Entrevista:O Estado inteligente

sábado, setembro 03, 2005

André Petry É urgentíssimo

VEJA

"No mínimo, o Brasil tem de defender
a vida
de seus cidadãos com o mesmo
empenho com que os americanos
defendem o
lucro dos seus laboratórios"

O governo do Brasil precisa reduzir o custo crescente do coquetel de remédios contra a aids, que é distribuído gratuitamente a 163.000 brasileiros, sob pena de inviabilizar um programa aplaudido no mundo todo. Mas os laboratórios estão enrolando o governo brasileiro. Enrolam, enrolam, e nada acontece. O Merck Sharp & Dohme, que fabrica o Efavirenz, enrola há dois anos. O Abbott, que fabrica o Kaletra, enrola desde março. Primeiro, recusou-se até a negociar redução de preço. Depois, topou, mas só faz propostas aviltantes. O governo rejeita, ameaça, grita, só não faz o que já deveria ter feito: quebrar a patente dos remédios. Com isso, os laboratórios nacionais ganhariam o direito de fabricar o remédio. O Abbott, por exemplo, vende a cápsula do Kaletra a 1,17 dólar. Os laboratórios nacionais podem vendê-la por 41 centavos de dólar. Uma diferença estonteante.

Onde está o governo que não se mexe? No dia 11 de agosto, o Conselho Nacional de Saúde, órgão do Ministério da Saúde, reuniu-se para analisar o assunto e decidiu – por unanimidade – recomendar ao ministro a quebra imediata da patente do Kaletra e de outros dois remédios, que, somados, respondem por 65% do custo do coquetel. Com esses três medicamentos sendo produzidos no Brasil, o país economizaria mais de 200 milhões de reais por ano – e o programa de combate à aids voltaria a ganhar fôlego.

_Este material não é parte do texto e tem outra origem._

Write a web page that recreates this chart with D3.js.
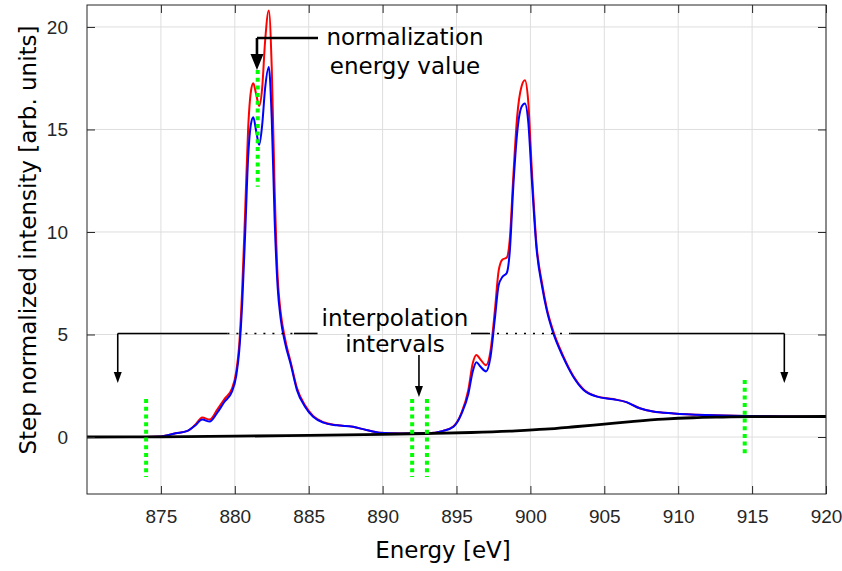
<!DOCTYPE html>
<html lang="en">
<head>
    <meta charset="UTF-8">
    <title>Step normalized XAS</title>
    <script src="https://d3js.org/d3.v7.min.js"></script>
    <style>
        body { margin: 0; background: #fff; }
        svg { display: block; }
    </style>
</head>
<body>
    <svg id="chart" width="842" height="571"></svg>

    <script>
        // energies [eV] shared by the two spectra
        const energy = [870.0, 873.0, 875.0, 876.0, 876.8, 877.3, 877.8, 878.3, 878.8, 879.3, 879.8,
            880.1, 880.3, 880.5, 880.7, 880.9, 881.1, 881.25, 881.45, 881.65, 881.85, 882.05, 882.3,
            882.5, 882.7, 882.9, 883.1, 883.4, 883.8, 884.2, 884.75, 885.3, 886.0, 886.9, 888.0,
            888.9, 889.8, 891.2, 893.0, 894.1, 894.8, 895.35, 895.8, 896.1, 896.35, 896.6, 897.0,
            897.3, 897.6, 897.85, 898.1, 898.4, 898.6, 898.85, 899.1, 899.4, 899.63, 899.85, 900.1,
            900.4, 900.8, 901.1, 901.55, 902.2, 902.9, 903.6, 904.5, 905.6, 906.5, 907.4, 908.3,
            909.7, 911.9, 914.6, 917.0, 920.0];

        const redValues = [0.0, 0.0, 0.03, 0.18, 0.3, 0.58, 0.95, 0.85, 1.32, 1.85, 2.35,
            3.2, 4.5, 7.2, 11.0, 15.0, 16.9, 17.25, 16.7, 16.15, 17.0, 19.3, 20.8,
            18.0, 12.0, 7.8, 6.1, 4.8, 3.6, 2.4, 1.55, 1.03, 0.72, 0.58, 0.5,
            0.34, 0.21, 0.17, 0.18, 0.3, 0.52, 1.2, 2.3, 3.6, 4.0, 3.8, 3.5,
            4.2, 6.2, 8.1, 8.65, 8.75, 9.6, 12.8, 15.6, 17.1, 17.4, 16.4, 13.0,
            9.5, 7.45, 6.3, 5.15, 3.98, 2.98, 2.32, 1.98, 1.85, 1.7, 1.4, 1.24,
            1.15, 1.07, 1.02, 1.0, 0.97];

        const blueValues = [0.0, 0.0, 0.03, 0.18, 0.3, 0.55, 0.85, 0.75, 1.17, 1.72, 2.2,
            3.0, 4.2, 6.5, 9.9, 13.6, 15.3, 15.6, 14.9, 14.25, 15.2, 17.0, 18.05,
            15.5, 10.5, 7.3, 5.8, 4.6, 3.5, 2.3, 1.48, 0.99, 0.7, 0.57, 0.5,
            0.34, 0.21, 0.17, 0.18, 0.3, 0.5, 1.15, 2.1, 3.2, 3.65, 3.45, 3.2,
            3.9, 5.8, 7.4, 7.8, 8.0, 9.0, 12.3, 14.8, 16.1, 16.27, 15.4, 12.5,
            9.3, 7.3, 6.2, 5.06, 3.92, 2.94, 2.29, 1.97, 1.84, 1.7, 1.4, 1.24,
            1.15, 1.07, 1.02, 1.0, 0.97];

        // step background
        const stepEnergy = [870, 875, 880, 885, 890, 893, 896, 899, 901, 903, 905, 907, 909, 911, 913, 915, 920];
        const stepValues = [0, 0.01, 0.04, 0.08, 0.13, 0.17, 0.22, 0.3, 0.38, 0.5, 0.63, 0.76, 0.87, 0.94, 0.97, 0.99, 1.0];

        const xTicks = [875, 880, 885, 890, 895, 900, 905, 910, 915, 920];
        const yTicks = [0, 5, 10, 15, 20];

        // green dotted markers: energy, bottom, top
        const markerEnergy = [881.55, 874.0, 892.0, 893.0, 914.5];
        const markerLow = [12.2, -1.95, -1.95, -1.95, -0.93];
        const markerHigh = [17.9, 1.85, 1.85, 1.85, 2.78];

        const svg = d3.select("#chart");
        const margin = { left: 87, top: 5, right: 16, bottom: 77 };
        const width = 842 - margin.left - margin.right;
        const height = 571 - margin.top - margin.bottom;

        const x = d3.scaleLinear().domain([870, 920]).range([0, width]);
        const y = d3.scaleLinear().domain([-2.78, 21.07]).range([height, 0]);

        const g = svg.append("g").attr("transform", `translate(${margin.left},${margin.top})`);

        // grid
        g.selectAll(".gx").data(xTicks).enter().append("line")
            .attr("x1", d => x(d)).attr("x2", d => x(d))
            .attr("y1", 0).attr("y2", height)
            .style("stroke", "#dedede").style("stroke-width", 1);
        g.selectAll(".gy").data(yTicks).enter().append("line")
            .attr("x1", 0).attr("x2", width)
            .attr("y1", d => y(d)).attr("y2", d => y(d))
            .style("stroke", "#dedede").style("stroke-width", 1);

        // spectra
        const line = d3.line().x(d => x(d[0])).y(d => y(d[1])).curve(d3.curveMonotoneX);
        const redData = energy.map((e, i) => [e, redValues[i]]);
        const blueData = energy.map((e, i) => [e, blueValues[i]]);
        const stepData = stepEnergy.map((e, i) => [e, stepValues[i]]);

        g.append("path").datum(redData).attr("d", line)
            .style("fill", "none").style("stroke", "#ff0000").style("stroke-width", 2);
        g.append("path").datum(blueData).attr("d", line)
            .style("fill", "none").style("stroke", "#0000ff").style("stroke-width", 2);
        g.append("path").datum(stepData).attr("d", line)
            .style("fill", "none").style("stroke", "#000").style("stroke-width", 2.8);

        // annotations
        function seg(e1, v1, e2, v2, w, dash) {
            g.append("line")
                .attr("x1", x(e1)).attr("y1", y(v1)).attr("x2", x(e2)).attr("y2", y(v2))
                .style("stroke", "#000").style("stroke-width", w)
                .style("stroke-dasharray", dash || null);
        }
        function arrowHead(e, v, w, h) {
            const px = x(e), py = y(v);
            g.append("path")
                .attr("d", `M${px},${py} L${px - w / 2},${py - h} L${px + w / 2},${py - h} Z`)
                .style("fill", "#000");
        }

        // normalization energy value
        seg(885.63, 19.46, 881.5, 19.46, 2.6);
        seg(881.5, 19.46, 881.5, 18.5, 2.6);
        arrowHead(881.5, 17.9, 13, 16);

        // interpolation intervals
        const iy = 5.05;
        seg(872.08, iy, 879.5, iy, 1.6);
        seg(879.5, iy, 884.0, iy, 1.6, "2,7");
        seg(884.0, iy, 885.6, iy, 1.6);
        seg(895.98, iy, 897.13, iy, 1.6);
        seg(897.13, iy, 902.7, iy, 1.6, "2,7");
        seg(902.7, iy, 917.18, iy, 1.6);
        seg(872.08, iy, 872.08, 3.0, 1.6);
        seg(917.18, iy, 917.18, 3.0, 1.6);
        seg(892.46, 4.0, 892.46, 2.3, 1.6);
        arrowHead(872.08, 2.63, 8, 11);
        arrowHead(917.18, 2.63, 8, 11);
        arrowHead(892.46, 1.95, 8, 11);

        // green dotted markers
        g.selectAll(".mk").data(markerEnergy).enter().append("line")
            .attr("x1", d => x(d)).attr("x2", d => x(d))
            .attr("y1", (d, i) => y(markerHigh[i])).attr("y2", (d, i) => y(markerLow[i]))
            .style("stroke", "#00ff00").style("stroke-width", 4)
            .style("stroke-dasharray", "4,3.7");

        const note = g.append("g").style("font-family", "DejaVu Sans").style("font-size", "23px")
            .attr("text-anchor", "middle").style("fill", "#000");
        note.append("text").attr("x", 405 - margin.left).attr("y", 45 - margin.top).text("normalization");
        note.append("text").attr("x", 405 - margin.left).attr("y", 74 - margin.top).text("energy value");
        note.append("text").attr("x", 395 - margin.left).attr("y", 326 - margin.top).text("interpolation");
        note.append("text").attr("x", 395 - margin.left).attr("y", 352 - margin.top).text("intervals");

        // axes box and inward ticks
        g.append("rect").attr("width", width).attr("height", height)
            .style("fill", "none").style("stroke", "#262626").style("stroke-width", 1);

        const xAxis = d3.axisBottom(x).tickValues(xTicks).tickSize(-8).tickPadding(16);
        const xAxisTop = d3.axisTop(x).tickValues(xTicks).tickSize(-8).tickFormat("");
        const yAxis = d3.axisLeft(y).tickValues(yTicks).tickSize(-8).tickPadding(19);
        const yAxisRight = d3.axisRight(y).tickValues(yTicks).tickSize(-8).tickFormat("");

        [g.append("g").attr("transform", `translate(0,${height})`).call(xAxis),
         g.append("g").call(xAxisTop),
         g.append("g").call(yAxis),
         g.append("g").attr("transform", `translate(${width},0)`).call(yAxisRight)].forEach(a => {
            a.select(".domain").remove();
            a.selectAll(".tick line").style("stroke", "#262626");
            a.selectAll("text").style("font-family", "Liberation Sans, Arial")
                .style("font-size", "19px").style("fill", "#262626");
        });

        svg.append("text")
            .attr("x", 443).attr("y", 558)
            .attr("text-anchor", "middle")
            .style("font-family", "DejaVu Sans").style("font-size", "23px")
            .text("Energy [eV]");

        svg.append("text")
            .attr("transform", "translate(36,240) rotate(-90)")
            .attr("text-anchor", "middle")
            .style("font-family", "DejaVu Sans").style("font-size", "23px")
            .text("Step normalized intensity [arb. units]");
    </script>
</body>
</html>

O governo, no entanto, não quebra patente alguma. Talvez esteja paralisado pelo temor de sofrer retaliações comerciais do governo dos Estados Unidos, que já mandou ameaças nessa direção. Seria uma atitude truculenta e ilegal da Casa Branca. A quebra de patentes – formalmente chamada de "licenciamento compulsório" – está prevista na legislação brasileira e internacional, pois é universalmente aceito o argumento elementar de que vidas humanas não podem ser sacrificadas em nome de interesses comerciais. Como truculência e ilegalidade não têm sido obstáculos para as ações de George W. Bush, o temor do governo brasileiro até que faz sentido, mas vergar-se diante disso é uma indignidade.

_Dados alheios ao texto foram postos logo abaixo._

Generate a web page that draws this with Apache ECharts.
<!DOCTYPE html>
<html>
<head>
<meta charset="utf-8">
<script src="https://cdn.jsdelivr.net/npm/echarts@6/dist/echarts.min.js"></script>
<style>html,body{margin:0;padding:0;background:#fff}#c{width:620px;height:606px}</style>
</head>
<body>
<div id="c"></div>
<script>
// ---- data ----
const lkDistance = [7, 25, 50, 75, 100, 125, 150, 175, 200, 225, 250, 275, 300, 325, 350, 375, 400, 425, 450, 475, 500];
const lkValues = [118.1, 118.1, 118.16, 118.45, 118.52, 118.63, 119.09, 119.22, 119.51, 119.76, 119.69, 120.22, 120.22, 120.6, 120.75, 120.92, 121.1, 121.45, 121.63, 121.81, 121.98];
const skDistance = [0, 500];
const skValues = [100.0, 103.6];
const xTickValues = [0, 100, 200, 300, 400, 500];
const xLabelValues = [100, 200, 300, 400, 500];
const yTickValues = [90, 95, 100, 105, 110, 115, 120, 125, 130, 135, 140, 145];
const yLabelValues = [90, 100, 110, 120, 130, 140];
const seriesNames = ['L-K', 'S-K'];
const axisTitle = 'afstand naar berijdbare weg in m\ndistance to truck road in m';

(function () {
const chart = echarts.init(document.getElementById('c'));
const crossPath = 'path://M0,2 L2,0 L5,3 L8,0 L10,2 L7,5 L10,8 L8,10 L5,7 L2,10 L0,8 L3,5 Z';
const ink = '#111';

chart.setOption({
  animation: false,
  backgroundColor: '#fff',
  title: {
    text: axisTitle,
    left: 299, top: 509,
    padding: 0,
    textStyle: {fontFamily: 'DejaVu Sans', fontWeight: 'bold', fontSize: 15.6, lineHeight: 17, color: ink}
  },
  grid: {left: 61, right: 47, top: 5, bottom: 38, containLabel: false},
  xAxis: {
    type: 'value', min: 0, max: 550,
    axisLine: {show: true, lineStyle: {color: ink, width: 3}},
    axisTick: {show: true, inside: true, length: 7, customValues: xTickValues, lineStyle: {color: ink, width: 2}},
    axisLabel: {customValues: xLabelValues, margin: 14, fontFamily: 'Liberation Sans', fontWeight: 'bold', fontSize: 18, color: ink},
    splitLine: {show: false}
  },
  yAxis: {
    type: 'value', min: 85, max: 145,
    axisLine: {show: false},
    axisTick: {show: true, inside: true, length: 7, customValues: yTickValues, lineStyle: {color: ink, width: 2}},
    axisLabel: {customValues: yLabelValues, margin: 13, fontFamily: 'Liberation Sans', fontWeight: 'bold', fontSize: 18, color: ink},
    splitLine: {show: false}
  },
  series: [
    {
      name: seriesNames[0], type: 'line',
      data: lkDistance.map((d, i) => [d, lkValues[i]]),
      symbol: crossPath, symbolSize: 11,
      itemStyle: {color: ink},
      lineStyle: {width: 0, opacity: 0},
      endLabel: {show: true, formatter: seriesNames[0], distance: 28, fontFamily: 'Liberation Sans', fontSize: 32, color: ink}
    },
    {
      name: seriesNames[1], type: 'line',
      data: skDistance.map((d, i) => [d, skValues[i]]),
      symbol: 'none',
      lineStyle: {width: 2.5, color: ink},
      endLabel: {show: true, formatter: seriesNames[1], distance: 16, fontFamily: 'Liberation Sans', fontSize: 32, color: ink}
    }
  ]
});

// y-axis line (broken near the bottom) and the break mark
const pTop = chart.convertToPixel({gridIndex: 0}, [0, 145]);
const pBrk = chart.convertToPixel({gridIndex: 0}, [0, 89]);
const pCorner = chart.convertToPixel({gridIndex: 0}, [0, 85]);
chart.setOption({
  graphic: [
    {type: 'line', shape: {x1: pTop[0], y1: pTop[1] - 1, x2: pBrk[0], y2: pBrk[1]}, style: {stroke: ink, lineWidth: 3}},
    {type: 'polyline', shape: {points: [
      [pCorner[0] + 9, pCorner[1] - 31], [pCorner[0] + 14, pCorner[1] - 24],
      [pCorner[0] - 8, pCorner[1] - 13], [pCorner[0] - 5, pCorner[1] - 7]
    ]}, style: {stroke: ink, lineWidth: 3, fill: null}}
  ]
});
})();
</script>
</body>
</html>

É óbvio que os laboratórios estrangeiros merecem ter seus interesses respeitados – mas é igualmente óbvio que isso não pode acontecer à custa da vida de brasileiros. É óbvio que, tendo investido, pesquisado e produzido um remédio que salva vidas, os laboratórios precisam ser devidamente recompensados – mas não à custa da vida de brasileiros. É óbvio que, como toda empresa particular, os laboratórios não podem ser privados do lucro que lhes dá vida e condições de aperfeiçoar remédios que já existem e descobrir novos – mas não à custa da vida de brasileiros.

O mínimo que o governo brasileiro precisa fazer é defender a vida dos seus cidadãos com o mesmo empenho com que o governo americano defende o lucro dos seus laboratórios. Afinal, quantos brasileiros terão de morrer para que nossas autoridades percebam a urgência da quebra das patentes? Quantos mais?